Some of the writing is a little dry (and the constant repetition of “stay the course” got very old, very quickly for me) and at times the book reads as if Bogle has some scores to settle as he seeks to prove wrong those who criticised what he was trying to do back in the day. I don’t begrudge someone a little payback when they’ve been proved right, but again this is all done quite dryly and Bogle doesn’t really give a lot of himself away in the book – even in the final part, which is supposed to be more personal I didn’t get a huge sense of who he was as a person. I would have liked some more detail about the internal company discussions at big points in Vanguard’s history (such as the decision to bring management in house) but it appears that Bogle was stymied by the decision of the board not to allow him use/visibility of board minutes from the time so the book instead relies heavily on Bogle’s more benign memories, which are broad and low on detail. I was also a little frustrated that the book makes no comment on Vanguard since Bogle left the company in 1999 other than to discuss fund performance – again, I admire his discretion but it would still be interesting to know his views on the direction that the company is going in.

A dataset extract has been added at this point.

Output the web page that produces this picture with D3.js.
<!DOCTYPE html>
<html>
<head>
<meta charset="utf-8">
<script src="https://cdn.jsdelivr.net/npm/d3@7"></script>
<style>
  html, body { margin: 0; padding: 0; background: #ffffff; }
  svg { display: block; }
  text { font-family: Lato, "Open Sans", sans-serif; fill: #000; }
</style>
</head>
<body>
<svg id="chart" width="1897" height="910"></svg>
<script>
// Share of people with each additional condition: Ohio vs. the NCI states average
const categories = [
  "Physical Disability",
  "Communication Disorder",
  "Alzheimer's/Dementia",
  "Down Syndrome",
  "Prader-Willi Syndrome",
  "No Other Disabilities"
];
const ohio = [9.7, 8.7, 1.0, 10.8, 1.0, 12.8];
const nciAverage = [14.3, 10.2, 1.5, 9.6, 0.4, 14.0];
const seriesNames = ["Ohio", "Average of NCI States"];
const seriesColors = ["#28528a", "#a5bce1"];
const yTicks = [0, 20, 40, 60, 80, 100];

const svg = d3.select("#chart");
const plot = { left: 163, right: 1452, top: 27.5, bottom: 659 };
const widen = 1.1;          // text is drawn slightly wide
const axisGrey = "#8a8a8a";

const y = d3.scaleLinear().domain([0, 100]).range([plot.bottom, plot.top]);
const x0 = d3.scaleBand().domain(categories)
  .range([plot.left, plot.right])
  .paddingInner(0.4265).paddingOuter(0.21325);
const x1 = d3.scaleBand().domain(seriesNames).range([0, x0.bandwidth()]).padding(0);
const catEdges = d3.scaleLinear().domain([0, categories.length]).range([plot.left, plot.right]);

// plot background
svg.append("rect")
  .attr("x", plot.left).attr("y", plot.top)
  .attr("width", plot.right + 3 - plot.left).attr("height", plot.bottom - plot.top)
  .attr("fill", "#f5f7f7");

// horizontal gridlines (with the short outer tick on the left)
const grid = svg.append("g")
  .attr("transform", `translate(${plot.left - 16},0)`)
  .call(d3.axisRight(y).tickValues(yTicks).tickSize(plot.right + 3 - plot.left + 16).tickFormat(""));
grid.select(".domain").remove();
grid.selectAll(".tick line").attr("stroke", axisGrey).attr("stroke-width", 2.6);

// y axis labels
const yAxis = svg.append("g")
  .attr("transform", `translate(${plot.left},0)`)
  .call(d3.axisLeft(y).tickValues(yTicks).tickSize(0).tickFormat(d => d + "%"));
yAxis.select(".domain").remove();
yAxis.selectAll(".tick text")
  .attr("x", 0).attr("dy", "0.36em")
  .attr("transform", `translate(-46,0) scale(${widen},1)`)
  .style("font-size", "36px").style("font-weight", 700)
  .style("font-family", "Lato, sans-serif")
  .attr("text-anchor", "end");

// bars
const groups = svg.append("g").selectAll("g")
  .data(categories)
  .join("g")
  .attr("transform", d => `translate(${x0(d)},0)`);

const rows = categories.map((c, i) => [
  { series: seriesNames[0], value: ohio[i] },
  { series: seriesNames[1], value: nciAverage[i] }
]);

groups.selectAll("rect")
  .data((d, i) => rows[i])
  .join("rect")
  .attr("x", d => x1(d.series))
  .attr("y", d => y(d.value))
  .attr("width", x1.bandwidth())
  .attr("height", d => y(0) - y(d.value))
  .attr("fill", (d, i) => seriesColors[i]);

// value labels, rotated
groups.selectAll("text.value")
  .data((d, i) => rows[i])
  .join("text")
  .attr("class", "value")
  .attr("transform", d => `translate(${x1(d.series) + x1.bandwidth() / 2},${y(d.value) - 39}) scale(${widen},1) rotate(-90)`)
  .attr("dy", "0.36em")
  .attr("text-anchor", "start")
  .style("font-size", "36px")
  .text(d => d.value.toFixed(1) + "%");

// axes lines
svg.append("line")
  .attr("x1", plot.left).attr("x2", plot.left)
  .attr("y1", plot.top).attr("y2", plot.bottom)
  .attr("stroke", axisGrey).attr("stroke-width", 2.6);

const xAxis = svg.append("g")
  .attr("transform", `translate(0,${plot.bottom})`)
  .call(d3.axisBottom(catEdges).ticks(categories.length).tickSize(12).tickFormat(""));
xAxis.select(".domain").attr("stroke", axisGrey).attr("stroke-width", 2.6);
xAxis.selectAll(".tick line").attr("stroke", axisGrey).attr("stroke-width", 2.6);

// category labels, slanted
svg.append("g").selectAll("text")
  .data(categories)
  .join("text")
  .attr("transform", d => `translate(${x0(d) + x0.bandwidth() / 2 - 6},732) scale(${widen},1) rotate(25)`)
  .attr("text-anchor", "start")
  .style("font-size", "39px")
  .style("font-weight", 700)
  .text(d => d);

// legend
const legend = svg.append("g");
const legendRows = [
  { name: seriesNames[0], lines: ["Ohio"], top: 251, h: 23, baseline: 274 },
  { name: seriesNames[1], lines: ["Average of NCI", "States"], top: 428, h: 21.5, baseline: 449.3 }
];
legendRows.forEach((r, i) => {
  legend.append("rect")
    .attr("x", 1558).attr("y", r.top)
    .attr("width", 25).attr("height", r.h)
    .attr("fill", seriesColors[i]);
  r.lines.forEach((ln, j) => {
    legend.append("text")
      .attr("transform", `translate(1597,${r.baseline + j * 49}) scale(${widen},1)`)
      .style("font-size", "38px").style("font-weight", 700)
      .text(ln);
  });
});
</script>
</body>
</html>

Ultimately I came away from this book feeling that it’s neither one thing nor the other. It doesn’t really work as a corporate history because Bogle deliberately focuses on funds and figures rather than the corporation or its culture. Nor does it work as a “part-memoir” given that Bogle doesn’t seem keen to give too much of himself away. There are some interesting nuggets in here but you have to go through some dry material to get there. However, I have heard good things about his other books on investment and would be minded to check them out.
Thanks to the Amazon Vine Programme for the review copy of this book.